[Buildroot] [PATCH] fs: allow extra arguments to common tarball extraction

Yann E. MORIN yann.morin.1998 at free.fr
Fri Jun 8 21:06:41 UTC 2018


Arnout, Carlos, All,

On 2018-06-08 21:59 +0200, Arnout Vandecappelle spake thusly:
> On 08-06-18 19:19, Yann E. MORIN wrote:
> > On 2018-06-07 23:03 +0200, Arnout Vandecappelle spake thusly:
> >> On 06-06-18 20:51, Yann E. MORIN wrote:
> >>> But my position has always been consistent on this topic: the images
> >>> that Buildroot generates only ever covers just "basic" situations, using
> >>> a single-filesystem layout. Anything that needs to do a multi-filesystem
> >>> layout should be done as a new filesystem. Doing it in a new filesystem
> >>> is much more flexible than whatever kconfig option we may ever add. And
> >>> since we already have this wonderful flexibility, I don't think it makes
> >>> sense to add a new option that duplicates only a very limited subset of
> >>> that flexibility. That duplication is not good, IMNSHO...
> >>
> >>  There is (in my even less humble opinion) one way that we can solve this
> >> generically: by adding a genimage filesystem. genimage is able to create
> >> separate filesystem images for subtrees. so it can cover many use cases in a
> >> generic way.
> >>
> >>  There are probably a few gotchas, but I still believe it should be possible.
> > 
> > Like tweaking the /etc/fstab accordingly, which genimage does not do on
> > its own?
> 
>  No, we don't want to tweak fstab. There is no way to know if you want things to
> be mounted in that particular way, and whether it should be mounted
> automatically, and if some flags are needed, and so on.

Right, fstab was just an example of site-specific tweaks to be done.
Others may want to use startup scripts or systemd units to do the
mounts, or to format a partition and rxtract a factory-defaults tarball
in that filesystem, or get that from The Cloud, or whatever.

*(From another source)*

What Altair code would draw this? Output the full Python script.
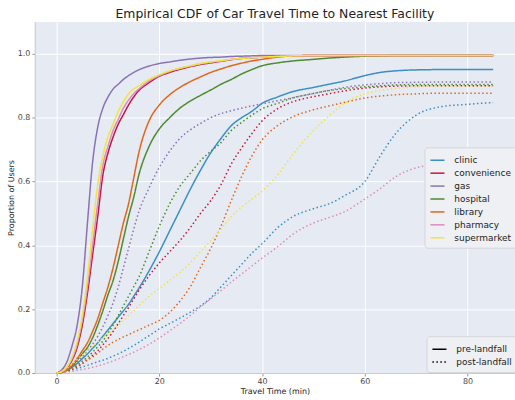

Waht I mean is that splitting the filesystem is easy. What is not easy
is that each part thus split can be in different formats, located in so
different locations, retrieved and accessed in so many different ways,
that we can't possibly imagine, and much less cover in a generic way.

The only way we can allow people to do what they want, is by providing
them with a per-filesysem target/ directory already prepared that they
can arrange at will.

And as an example of a split-var filesytem, see the attached br2-external
tree. It ultimagtely creates $(BINARIES_DIR)/rootfs.meh, a squashfs
image of /) and $(BINARIES_DIR)/rootfs.meh-var.tar, a tarball of /var.
The only missing pieve is the runtime startup scripts that will format
the on-board partition, extact /var.tar in there, and mount it.

Regards,
Yann E. MORIN.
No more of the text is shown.